Items from a dataset
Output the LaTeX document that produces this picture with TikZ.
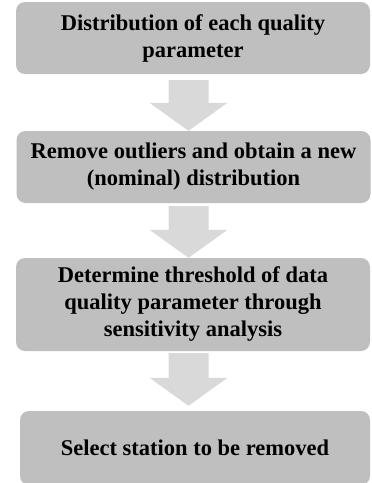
\documentclass[tikz,border=0pt]{standalone}
\usepackage{fontspec}
\setmainfont{Liberation Serif}
\usetikzlibrary{calc}
\definecolor{boxgray}{HTML}{BFBFBF}
\definecolor{arrgray}{HTML}{D9D9D9}
\begin{document}
\begin{tikzpicture}[x=1pt,y=-1pt,
  stepbox/.style={fill=boxgray, draw=none, rounded corners=9pt, minimum width=354pt, align=center,
    font=\fontsize{22.5}{27}\selectfont\bfseries, inner sep=0pt},
  blockarrow/.style={fill=arrgray, draw=none}]
\useasboundingbox (0,0) rectangle (372,483);
\node[stepbox, minimum height=72pt] (b1) at (193,38) {Distribution of each quality\\parameter};
\node[stepbox, minimum height=72pt] (b2) at (193.5,167) {Remove outliers and obtain a new\\(nominal) distribution};
\node[stepbox, minimum height=93pt] (b3) at (193,304.5) {Determine threshold of data\\quality parameter through\\sensitivity analysis};
\node[stepbox, minimum height=74pt, minimum width=350pt] (b4) at (195,448) {Select station to be removed};
\coordinate (s1) at ($(b1.south)+(-4.5,6)$);
\coordinate (t1) at (s1 |- b2.north);
\coordinate (s2) at ($(b2.south)+(-5,3)$);
\coordinate (t2) at (s2 |- b3.north);
\coordinate (s3) at ($(b3.south)+(-4.5,2)$);
\coordinate (t3) at ($(s3 |- b4.north)+(0,-5)$);
\foreach \s/\t in {s1/t1,s2/t2,s3/t3}{
  \fill[blockarrow] let \p1=(\s), \p2=(\t) in
    (\x1-20pt,\y1) -- (\x1+20pt,\y1) -- (\x1+20pt,\y2+28pt) -- (\x1+39pt,\y2+28pt)
    -- (\x2,\y2) -- (\x1-39pt,\y2+28pt) -- (\x1-20pt,\y2+28pt) -- cycle;
}
\end{tikzpicture}
\end{document}
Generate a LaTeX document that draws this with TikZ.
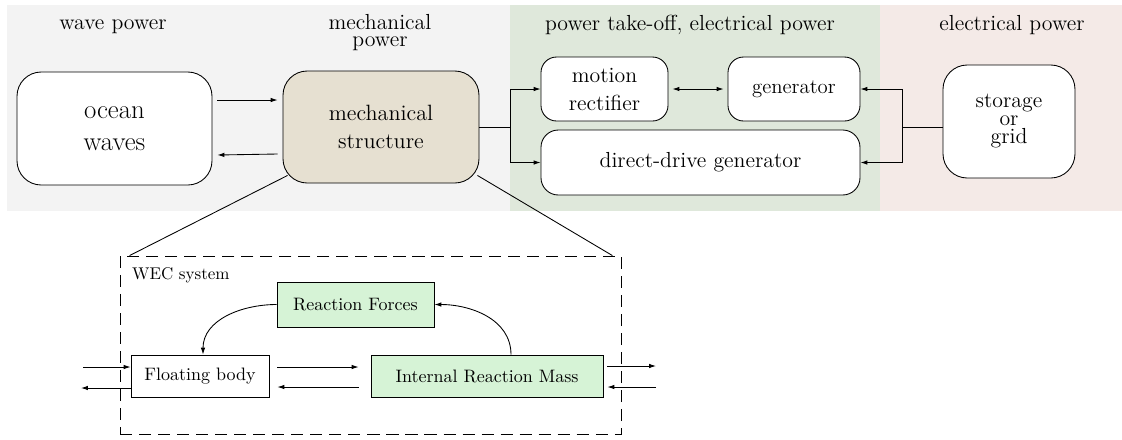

WHAT THE EXERCISE ASKS
All entries are to be retyped exactly. Omit any embedded images.

RESPONSE TO THE EXERCISE
Output the LaTeX document that produces this picture with TikZ.
\documentclass[tikz,border=0pt]{standalone}
\usepackage{fontspec}
\setmainfont{Liberation Serif}
\usetikzlibrary{calc}
\definecolor{boxgray}{HTML}{BFBFBF}
\definecolor{arrgray}{HTML}{D9D9D9}
\begin{document}
\begin{tikzpicture}[x=1pt,y=-1pt,
  stepbox/.style={fill=boxgray, draw=none, rounded corners=9pt, minimum width=354pt, align=center,
    font=\fontsize{22.5}{27}\selectfont\bfseries, inner sep=0pt},
  blockarrow/.style={fill=arrgray, draw=none}]
\useasboundingbox (0,0) rectangle (372,483);
\node[stepbox, minimum height=72pt] (b1) at (193,38) {Distribution of each quality\\parameter};
\node[stepbox, minimum height=72pt] (b2) at (193.5,167) {Remove outliers and obtain a new\\(nominal) distribution};
\node[stepbox, minimum height=93pt] (b3) at (193,304.5) {Determine threshold of data\\quality parameter through\\sensitivity analysis};
\node[stepbox, minimum height=74pt, minimum width=350pt] (b4) at (195,448) {Select station to be removed};
\coordinate (s1) at ($(b1.south)+(-4.5,6)$);
\coordinate (t1) at (s1 |- b2.north);
\coordinate (s2) at ($(b2.south)+(-5,3)$);
\coordinate (t2) at (s2 |- b3.north);
\coordinate (s3) at ($(b3.south)+(-4.5,2)$);
\coordinate (t3) at ($(s3 |- b4.north)+(0,-5)$);
\foreach \s/\t in {s1/t1,s2/t2,s3/t3}{
  \fill[blockarrow] let \p1=(\s), \p2=(\t) in
    (\x1-20pt,\y1) -- (\x1+20pt,\y1) -- (\x1+20pt,\y2+28pt) -- (\x1+39pt,\y2+28pt)
    -- (\x2,\y2) -- (\x1-39pt,\y2+28pt) -- (\x1-20pt,\y2+28pt) -- cycle;
}
\end{tikzpicture}
\end{document}
Generate a LaTeX document that draws this with TikZ.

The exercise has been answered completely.